● **Problem to work on**
Reproduce the listing word for word. Skip any image.

= = = =

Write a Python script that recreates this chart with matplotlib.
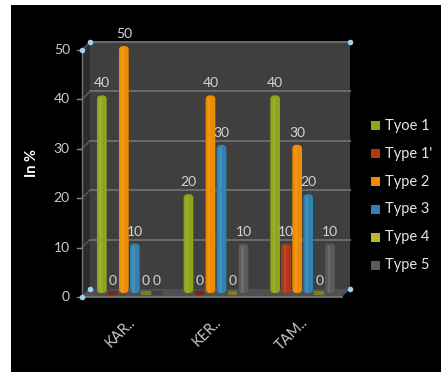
import matplotlib
matplotlib.use("Agg")
import matplotlib.pyplot as plt
from matplotlib.patches import Rectangle, Polygon, FancyBboxPatch, BoxStyle

plt.rcParams['font.family'] = ['Lato', 'DejaVu Sans']

categories = ["KAR..", "KER..", "TAM.."]
series_names = ["Tyoe 1", "Type 1'", "Type 2", "Type 3", "Type 4", "Type 5"]
series_colors = ["#8fa61c", "#b03a17", "#ef8b00", "#2f83b3", "#b8b92a", "#5b5b5b"]
stub_colors = ["#6a7a14", "#7a2a12", "#a86200", "#215d80", "#7d7e1c", "#404040"]
values = [
    [40, 20, 40],   # Tyoe 1
    [0, 0, 10],     # Type 1'
    [50, 40, 30],   # Type 2
    [10, 30, 20],   # Type 3
    [0, 0, 0],      # Type 4
    [0, 10, 10],    # Type 5
]
y_ticks = [0, 10, 20, 30, 40, 50]
y_label = "In %"

W, H = 441, 374
fig = plt.figure(figsize=(W / 100, H / 100), dpi=100)
fig.patch.set_facecolor("white")
fig.patches.append(Rectangle((11 / W, 2 / H), (W - 11) / W, (372 - 5) / H,
                             transform=fig.transFigure, facecolor="black",
                             edgecolor="none", zorder=-10))

# axes = the plane in which the bars stand (middle of the 3-D depth)
ax = fig.add_axes([86 / W, (H - 293) / H, 260 / W, 247 / H])
ax.set_xlim(-0.5, 2.5)
ax.set_ylim(0, 50)
ax.axis("off")
ax.patch.set_alpha(0)

px_x = 260 / 3.0          # pixels per x unit
px_y = 247 / 50.0         # pixels per y unit
ox, oy = 4 / px_x, 4 / px_y   # half-depth offset in data units
x0, x1 = -0.5, 2.5

# back wall
ax.add_patch(Rectangle((x0 + ox, oy), x1 - x0, 50, facecolor="#3f3f3f",
                       edgecolor="none", clip_on=False, zorder=0))
# left side wall
ax.add_patch(Polygon([(x0 - ox, -oy), (x0 + ox, oy), (x0 + ox, 50 + oy), (x0 - ox, 50 - oy)],
                     closed=True, facecolor="#2c2c2c", edgecolor="none", clip_on=False, zorder=0))
# floor
ax.add_patch(Polygon([(x0 - ox, -oy), (x1 - ox, -oy), (x1 + ox, oy), (x0 + ox, oy)],
                     closed=True, facecolor="#505050", edgecolor="none", clip_on=False, zorder=0.5))
ax.plot([x0 - ox, x1 - ox], [-oy, -oy], color="#7a7a7a", lw=1.2, clip_on=False, zorder=0.6)

# gridlines on the back wall and side wall, ticks and labels on the front axis
for v in y_ticks:
    if v > 0:
        ax.plot([x0 + ox, x1 + ox], [v + oy, v + oy], color="#6c6c6c", lw=1.4,
                clip_on=False, zorder=0.3)
    ax.plot([x0 - ox, x0 + ox], [v - oy, v + oy], color="#5c5c5c", lw=1.0,
            clip_on=False, zorder=0.3)
    ax.plot([x0 - ox - 0.06, x0 - ox], [v - oy, v - oy], color="#8a8a8a", lw=1.0,
            clip_on=False, zorder=0.4)
    ax.text(x0 - ox - 0.14, v - oy, str(v), ha="right", va="center",
            color="#cccccc", fontsize=10)
ax.plot([x0 - ox, x0 - ox], [-oy, 50 - oy], color="#707070", lw=1.0, clip_on=False, zorder=0.4)

# bars
n = len(series_names)
step = 0.127
bw = 0.112
for j, (name, col) in enumerate(zip(series_names, series_colors)):
    xs = [i + (j - (n - 1) / 2) * step for i in range(len(categories))]
    bars = ax.bar(xs, values[j], width=bw, color=col, zorder=2)
    for rect, v in zip(bars, values[j]):
        rect.set_visible(False)
        bx, by = rect.get_x(), rect.get_y()
        bwid, bh = rect.get_width(), rect.get_height()
        cx = bx + bwid / 2
        if bh > 0:
            rsz = bwid * 0.42
            ax.add_patch(FancyBboxPatch((bx, by), bwid, bh,
                                        boxstyle=BoxStyle("Round", pad=0, rounding_size=rsz),
                                        mutation_aspect=px_x / px_y,
                                        facecolor=col, edgecolor="none", zorder=2))
            # soft highlight along the cylinder
            ax.add_patch(Rectangle((bx + bwid * 0.25, by), bwid * 0.25, bh - rsz * px_x / px_y * 0.6,
                                   facecolor="white", alpha=0.10, edgecolor="none", zorder=2.1))
        else:
            ax.plot([bx, bx + bwid], [v, v], color=stub_colors[j], lw=3,
                    solid_capstyle="butt", clip_on=False, zorder=2)
        ax.annotate(str(v), (cx, v), xytext=(0, 8.6), textcoords="offset points",
                    ha="center", va="center", color="#d4d4d4", fontsize=10,
                    annotation_clip=False, zorder=3)

# category labels
for i, lab in enumerate(categories):
    ax.text(i + 0.04, -5.5, lab, rotation=45, rotation_mode="anchor",
            ha="right", va="center", color="#c8c8c8", fontsize=10.5)

# selection handles at the plot-area corners
hx = [x0 - ox, x0 + ox, x1 + ox, x0 - ox, x0 + ox, x1 + ox]
hy = [50 - oy, 50 + oy, 50 + oy, -oy, oy, oy]
ax.plot(hx, hy, "o", color="#9fd3ef", markersize=4, markeredgewidth=0,
        clip_on=False, zorder=5)

fig.text(32 / W, 1 - 163 / H, y_label, rotation=90, ha="center", va="center",
         color="white", fontsize=10.5, fontweight="bold")

# legend
row_y = 126
for name, col in zip(series_names, series_colors):
    fig.patches.append(Rectangle((371 / W, 1 - (row_y + 4.5) / H), 9 / W, 9 / H,
                                 transform=fig.transFigure, facecolor=col, edgecolor="none"))
    fig.text(385 / W, 1 - row_y / H, name, ha="left", va="center",
             color="#e6e6e6", fontsize=10.5)
    row_y += 27.8

fig.savefig("out.png", dpi=100, facecolor=fig.get_facecolor())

= = = =

● **Completed exercise**
Write a Python script that recreates this chart with matplotlib.
import matplotlib
matplotlib.use("Agg")
import matplotlib.pyplot as plt
from matplotlib.patches import Rectangle, Polygon, FancyBboxPatch, BoxStyle

plt.rcParams['font.family'] = ['Lato', 'DejaVu Sans']

categories = ["KAR..", "KER..", "TAM.."]
series_names = ["Tyoe 1", "Type 1'", "Type 2", "Type 3", "Type 4", "Type 5"]
series_colors = ["#8fa61c", "#b03a17", "#ef8b00", "#2f83b3", "#b8b92a", "#5b5b5b"]
stub_colors = ["#6a7a14", "#7a2a12", "#a86200", "#215d80", "#7d7e1c", "#404040"]
values = [
    [40, 20, 40],   # Tyoe 1
    [0, 0, 10],     # Type 1'
    [50, 40, 30],   # Type 2
    [10, 30, 20],   # Type 3
    [0, 0, 0],      # Type 4
    [0, 10, 10],    # Type 5
]
y_ticks = [0, 10, 20, 30, 40, 50]
y_label = "In %"

W, H = 441, 374
fig = plt.figure(figsize=(W / 100, H / 100), dpi=100)
fig.patch.set_facecolor("white")
fig.patches.append(Rectangle((11 / W, 2 / H), (W - 11) / W, (372 - 5) / H,
                             transform=fig.transFigure, facecolor="black",
                             edgecolor="none", zorder=-10))

# axes = the plane in which the bars stand (middle of the 3-D depth)
ax = fig.add_axes([86 / W, (H - 293) / H, 260 / W, 247 / H])
ax.set_xlim(-0.5, 2.5)
ax.set_ylim(0, 50)
ax.axis("off")
ax.patch.set_alpha(0)

px_x = 260 / 3.0          # pixels per x unit
px_y = 247 / 50.0         # pixels per y unit
ox, oy = 4 / px_x, 4 / px_y   # half-depth offset in data units
x0, x1 = -0.5, 2.5

# back wall
ax.add_patch(Rectangle((x0 + ox, oy), x1 - x0, 50, facecolor="#3f3f3f",
                       edgecolor="none", clip_on=False, zorder=0))
# left side wall
ax.add_patch(Polygon([(x0 - ox, -oy), (x0 + ox, oy), (x0 + ox, 50 + oy), (x0 - ox, 50 - oy)],
                     closed=True, facecolor="#2c2c2c", edgecolor="none", clip_on=False, zorder=0))
# floor
ax.add_patch(Polygon([(x0 - ox, -oy), (x1 - ox, -oy), (x1 + ox, oy), (x0 + ox, oy)],
                     closed=True, facecolor="#505050", edgecolor="none", clip_on=False, zorder=0.5))
ax.plot([x0 - ox, x1 - ox], [-oy, -oy], color="#7a7a7a", lw=1.2, clip_on=False, zorder=0.6)

# gridlines on the back wall and side wall, ticks and labels on the front axis
for v in y_ticks:
    if v > 0:
        ax.plot([x0 + ox, x1 + ox], [v + oy, v + oy], color="#6c6c6c", lw=1.4,
                clip_on=False, zorder=0.3)
    ax.plot([x0 - ox, x0 + ox], [v - oy, v + oy], color="#5c5c5c", lw=1.0,
            clip_on=False, zorder=0.3)
    ax.plot([x0 - ox - 0.06, x0 - ox], [v - oy, v - oy], color="#8a8a8a", lw=1.0,
            clip_on=False, zorder=0.4)
    ax.text(x0 - ox - 0.14, v - oy, str(v), ha="right", va="center",
            color="#cccccc", fontsize=10)
ax.plot([x0 - ox, x0 - ox], [-oy, 50 - oy], color="#707070", lw=1.0, clip_on=False, zorder=0.4)

# bars
n = len(series_names)
step = 0.127
bw = 0.112
for j, (name, col) in enumerate(zip(series_names, series_colors)):
    xs = [i + (j - (n - 1) / 2) * step for i in range(len(categories))]
    bars = ax.bar(xs, values[j], width=bw, color=col, zorder=2)
    for rect, v in zip(bars, values[j]):
        rect.set_visible(False)
        bx, by = rect.get_x(), rect.get_y()
        bwid, bh = rect.get_width(), rect.get_height()
        cx = bx + bwid / 2
        if bh > 0:
            rsz = bwid * 0.42
            ax.add_patch(FancyBboxPatch((bx, by), bwid, bh,
                                        boxstyle=BoxStyle("Round", pad=0, rounding_size=rsz),
                                        mutation_aspect=px_x / px_y,
                                        facecolor=col, edgecolor="none", zorder=2))
            # soft highlight along the cylinder
            ax.add_patch(Rectangle((bx + bwid * 0.25, by), bwid * 0.25, bh - rsz * px_x / px_y * 0.6,
                                   facecolor="white", alpha=0.10, edgecolor="none", zorder=2.1))
        else:
            ax.plot([bx, bx + bwid], [v, v], color=stub_colors[j], lw=3,
                    solid_capstyle="butt", clip_on=False, zorder=2)
        ax.annotate(str(v), (cx, v), xytext=(0, 8.6), textcoords="offset points",
                    ha="center", va="center", color="#d4d4d4", fontsize=10,
                    annotation_clip=False, zorder=3)

# category labels
for i, lab in enumerate(categories):
    ax.text(i + 0.04, -5.5, lab, rotation=45, rotation_mode="anchor",
            ha="right", va="center", color="#c8c8c8", fontsize=10.5)

# selection handles at the plot-area corners
hx = [x0 - ox, x0 + ox, x1 + ox, x0 - ox, x0 + ox, x1 + ox]
hy = [50 - oy, 50 + oy, 50 + oy, -oy, oy, oy]
ax.plot(hx, hy, "o", color="#9fd3ef", markersize=4, markeredgewidth=0,
        clip_on=False, zorder=5)

fig.text(32 / W, 1 - 163 / H, y_label, rotation=90, ha="center", va="center",
         color="white", fontsize=10.5, fontweight="bold")

# legend
row_y = 126
for name, col in zip(series_names, series_colors):
    fig.patches.append(Rectangle((371 / W, 1 - (row_y + 4.5) / H), 9 / W, 9 / H,
                                 transform=fig.transFigure, facecolor=col, edgecolor="none"))
    fig.text(385 / W, 1 - row_y / H, name, ha="left", va="center",
             color="#e6e6e6", fontsize=10.5)
    row_y += 27.8

fig.savefig("out.png", dpi=100, facecolor=fig.get_facecolor())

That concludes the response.